We feel an immediate connection with Palden. His journey of mapping sacred sites began in Sweden in the 1970’s after he had slept in the Ring of Broghar in the Orkney Islands. We witnessed an amazing solar eclipse there a few years ago and our wedding rings are the Ring of Broghar stones. We talk about gender and world politics and it is wonderful that we are all on the same page.
Palden feels the energy of the Ley Lines has been raised by the ceremonies and loving attention of human beings in the areas he has worked over a lifetime. More and more people are visiting these places and taking the pilgrimage we are taking along the St Mary and St Michael ley lines. This is heartening as this is the essence of our journey – to offer song and celebration to Mother Earth at these powerful places and that we are giving to her as well as receiving healing.
In the afternoon we visit Zennor where my Mermaid lived. The story says that she used to visit St Senara Church as a human woman, which had a superb choir, and her voice was the sweetest of all. Over generations her visits continued but she never seemed to age.
She fell in love with a local young man whose voice was, it is said, an equal to her own. The couple disappeared never to be seen again one day into the sea. The Church of St Senara is still there, a beautiful building with stained glass windows. A chair has been made which is 400 years old with the carving pictured above and I sit in it for a while.
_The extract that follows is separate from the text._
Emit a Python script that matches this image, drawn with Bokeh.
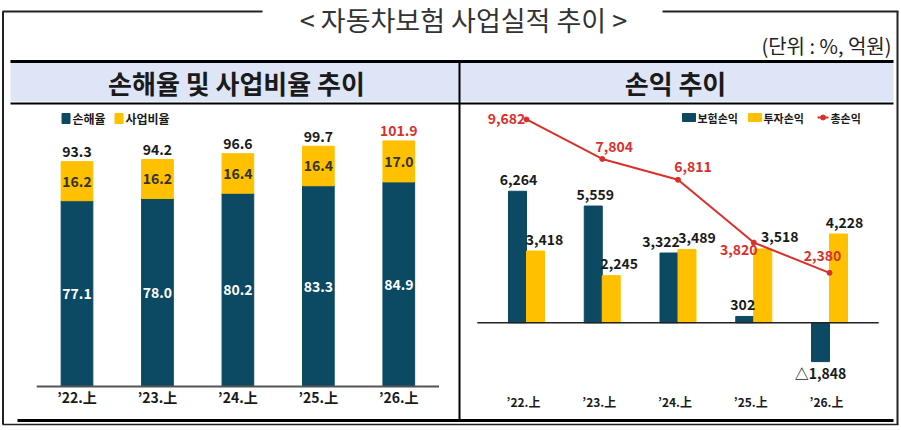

Another couple come in and I move to a pew as I’m not ready to leave. There is a prayer card with prayers for peace in the world. It feels good to know that even here in this tiny church on the wind swept cliffs of the Atlantic people are praying for Peace on Earth. This must be our one and only focus now and the sooner we recognise the tragedy of what consumerism has done to communities and families across the world, the better.
We finish off the afternoon with a Pint of Mermaid beer in the local pub, and as Jay said it was so delicious it could lure anyone back to Zennor! It has been raining heavily today so it felt a more difficult. Our awning had been swamped by water on our return.